Intersectional Feminism

It’s time for a new subject upon my blog! Yes, you read that right. Feminism! Now, don’t be scared. Feminists aren’t men-haters or any other ugly thing that’s being said about them. Feminism is important for everyone, really. I’ve been reading more about it lately and it almost feels stupid that I have missed this subject all these years. I have so much to say! But today I want to start easy on you. What is (intersectional) feminism and why do we need it?


If I look up feminism in the Dutch van Dale dictionary (a well known one here), it states: ‘The pursuit of equal rights for men and woman‘. This definition is obviously extremely binary. It only talkes about men and woman, as if they’re the only human beings on this planet. Wake up call! They’re not. We have all kinds of beautiful human beings on this planet and we shouldn’t put everyone in these tiny boxes all the time. The book Feminism is for Everybody therefore has a much better term. Feminism therefore is about ending oppression of all human beings.

‘Feminism is a movement to end sexism, sexist exploitation and oppression’ – Bell Hooks

Intersectional Feminism

In 1989 Crenshaw found a new term, called intersectional feminism. She found that not only gender or sexuality are a part of feminism. Race, age, culture, language, ethnicity, ability and even more aspects are also a part of feminism. And as I understand, it’s about acknowledging that not all woman* have the same rights and that all oppression is related. Skin-color, disabilities and religion are examples of a part of someone’s identity which are used to oppress those people.

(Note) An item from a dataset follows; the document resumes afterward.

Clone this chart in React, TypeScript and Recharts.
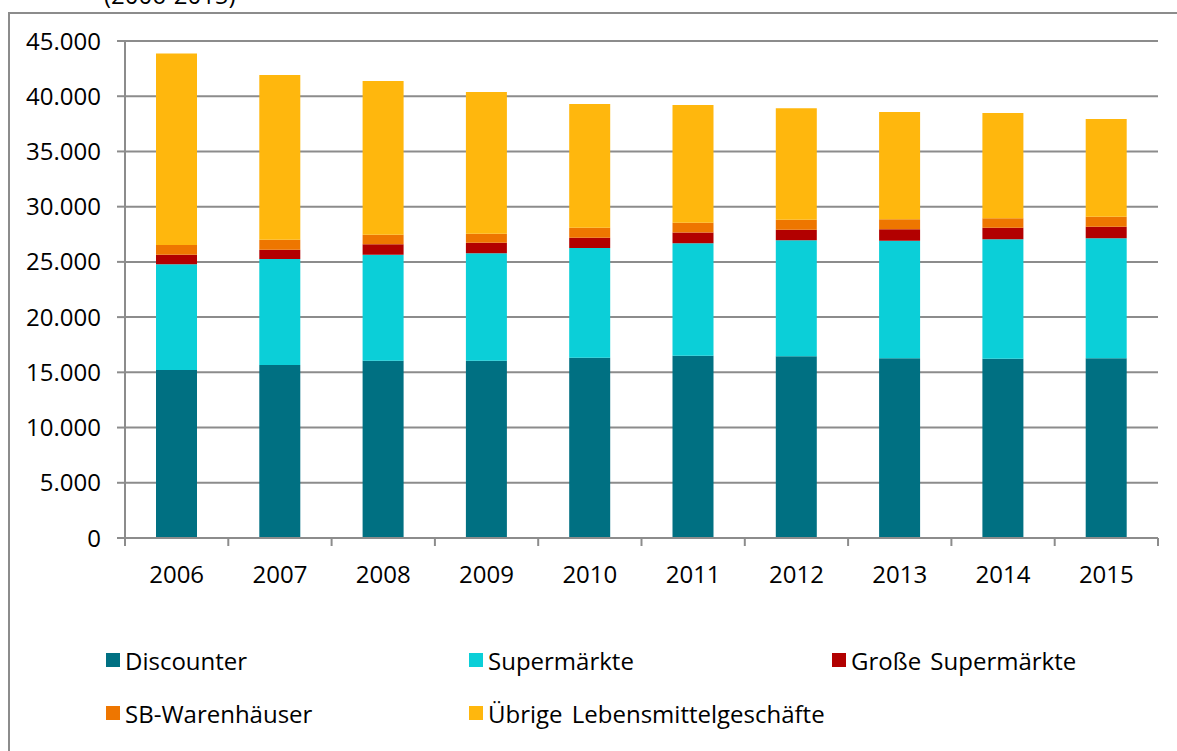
import { BarChart, Bar, XAxis, YAxis, CartesianGrid, Legend } from "recharts";

const YEARS = ["2006", "2007", "2008", "2009", "2010", "2011", "2012", "2013", "2014", "2015"];
const DISCOUNTER = [15200, 15660, 16050, 16050, 16330, 16510, 16450, 16270, 16240, 16270];
const SUPERMAERKTE = [9580, 9600, 9600, 9730, 9930, 10170, 10510, 10650, 10810, 10870];
const GROSSE_SUPERMAERKTE = [870, 840, 940, 960, 930, 970, 960, 1030, 1050, 1050];
const SB_WARENHAEUSER = [880, 910, 870, 810, 910, 900, 900, 910, 850, 900];
const UEBRIGE = [17340, 14910, 13920, 12830, 11200, 10650, 10080, 9710, 9530, 8850];
const Y_TICKS = [0, 5000, 10000, 15000, 20000, 25000, 30000, 35000, 40000, 45000];

const SERIES = [
  { key: "discounter", name: "Discounter", color: "#007082" },
  { key: "supermaerkte", name: "Supermärkte", color: "#0bcfd8" },
  { key: "grosse", name: "Große Supermärkte", color: "#b20000" },
  { key: "sb", name: "SB-Warenhäuser", color: "#ee7600" },
  { key: "uebrige", name: "Übrige Lebensmittelgeschäfte", color: "#ffb70d" },
];

const data = YEARS.map((year, i) => ({
  year,
  discounter: DISCOUNTER[i],
  supermaerkte: SUPERMAERKTE[i],
  grosse: GROSSE_SUPERMAERKTE[i],
  sb: SB_WARENHAEUSER[i],
  uebrige: UEBRIGE[i],
}));

const FONT = "'Open Sans', sans-serif";
const GREY = "#8c8c8c";
const TICK_SIZE = 8;
const TICK_MARGIN = 20;

const fmt = (v: number) => String(v).replace(/\B(?=(\d{3})+(?!\d))/g, ".");

// year label in the middle of the band, tick marks on the band edges
function YearTick(props: any) {
  const { x, y, payload, index, visibleTicksCount } = props;
  const half = payload.offset ?? 0;
  const top = y - TICK_MARGIN - TICK_SIZE;
  const last = index === visibleTicksCount - 1;
  return (
    <g>
      <line x1={x - half} x2={x - half} y1={top} y2={top + TICK_SIZE} stroke={GREY} strokeWidth={2} />
      {last && (
        <line x1={x + half} x2={x + half} y1={top} y2={top + TICK_SIZE} stroke={GREY} strokeWidth={2} />
      )}
      <text x={x} y={y} dy="0.71em" textAnchor="middle" fill="#000" fontSize={24} fontFamily={FONT}>
        {payload.value}
      </text>
    </g>
  );
}

function LegendBox() {
  return (
    <div
      style={{
        height: 120,
        width: 1100,
        boxSizing: "border-box",
        paddingLeft: 106,
        display: "grid",
        gridTemplateColumns: "363px 363px 260px",
        gridAutoRows: "40px",
        rowGap: 13,
        fontFamily: FONT,
        fontSize: 24,
        color: "#000",
        whiteSpace: "nowrap",
      }}
    >
      {SERIES.map((s) => (
        <div key={s.key} style={{ display: "flex", alignItems: "center" }}>
          <span style={{ width: 14, height: 14, background: s.color, marginRight: 5 }} />
          <span style={{ wordSpacing: 3 }}>{s.name}</span>
        </div>
      ))}
    </div>
  );
}

export default function App() {
  return (
    <div style={{ position: "fixed", left: 0, top: 0, width: 1177, height: 751, overflow: "hidden", background: "#fff" }}>
      <style>{"html, body { overflow: hidden; }"}</style>
      {/* frame of the chart area (only its left and top edges are in view) and the cut-off title */}
      <svg style={{ position: "absolute", left: 0, top: 0 }} width={1177} height={751}>
        <polyline points="9,751 9,13 1177,13" fill="none" stroke={GREY} strokeWidth={2} />
        <text x={104} y={4} fontSize={24} fontFamily={FONT} fill="#000">
          (2006-2015)
        </text>
      </svg>
      <div style={{ position: "absolute", left: 0, top: 0 }}>
        <BarChart
          width={1170}
          height={751}
          data={data}
          margin={{ top: 41, right: 12, left: 0, bottom: 43 }}
          style={{ fontFamily: FONT }}
        >
          <CartesianGrid vertical={false} stroke={GREY} strokeWidth={2} />
          <XAxis
            dataKey="year"
            height={50}
            interval={0}
            axisLine={{ stroke: GREY, strokeWidth: 2 }}
            tickLine={{ stroke: "none" }}
            tickSize={TICK_SIZE}
            tickMargin={TICK_MARGIN}
            tick={<YearTick />}
          />
          <YAxis
            width={125}
            domain={[0, 45000]}
            ticks={Y_TICKS}
            interval={0}
            tickFormatter={fmt}
            axisLine={{ stroke: GREY, strokeWidth: 2 }}
            tickLine={{ stroke: GREY, strokeWidth: 2 }}
            tickSize={8}
            tickMargin={16}
            tick={{ fill: "#000", fontSize: 24, fontFamily: FONT }}
          />
          <Legend
            verticalAlign="bottom"
            content={<LegendBox />}
            wrapperStyle={{ left: 0, top: 640, bottom: "auto", width: 1100 }}
          />
          {SERIES.map((s) => (
            <Bar
              key={s.key}
              dataKey={s.key}
              name={s.name}
              stackId="a"
              fill={s.color}
              barSize={41}
              isAnimationActive={false}
            />
          ))}
        </BarChart>
      </div>
    </div>
  );
}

We need to acknowledge that feminism isn’t just about being a woman or not, it’s about so much more. As a white, non-religious cis-female** I have to acknowledge that my skin-color, sexuality or religion have never been things I have been oppressed for. Simply said: my life is much easier and that’s not fair (obviously). And so again, feminism isn’t just about fighting sexism, it’s also about fighting racism, islamophobia and ableism to mention a few. I simply see it as equal rights for all human beings. Because all oppression is related.

Feminism for me

I think feminism is different for everyone. Everybody has a different part of feminism to fight for. And so I think that everybody practices feminism in a different way and that is all okay. You can be marching on the streets, education people or even just being aware of the forms oppression. You can never be a bad feminist if you’d ask me. We’re all in this together, to fight any type of oppression. That’s why I find it radical when people say they’re not a feminist. Who doesn’t want equality for all human beings on this planet? Nobody right? I think that sort of comments come from ignorance and I think my job here is to educate to my best ability (because I don’t know everything and I make mistakes too, so please tell me when I do).

What’s next?

As I mentioned feminism is about fighting all sorts of oppression. Unfortunately, there is immense oppression still here today. And that’s what’s coming in the next posts in this category. Why do we need feminism? What forms of oppression are there? What can you do (if you’d want to do something)? How is feminism related to (climate change for example)? There is so much to talk about and so much to educate ourselves about. Let’s do it together!

*I’m still working on how to write more inclusive.
**cis-female or cis-male means that you identify with the gender you were given at birth.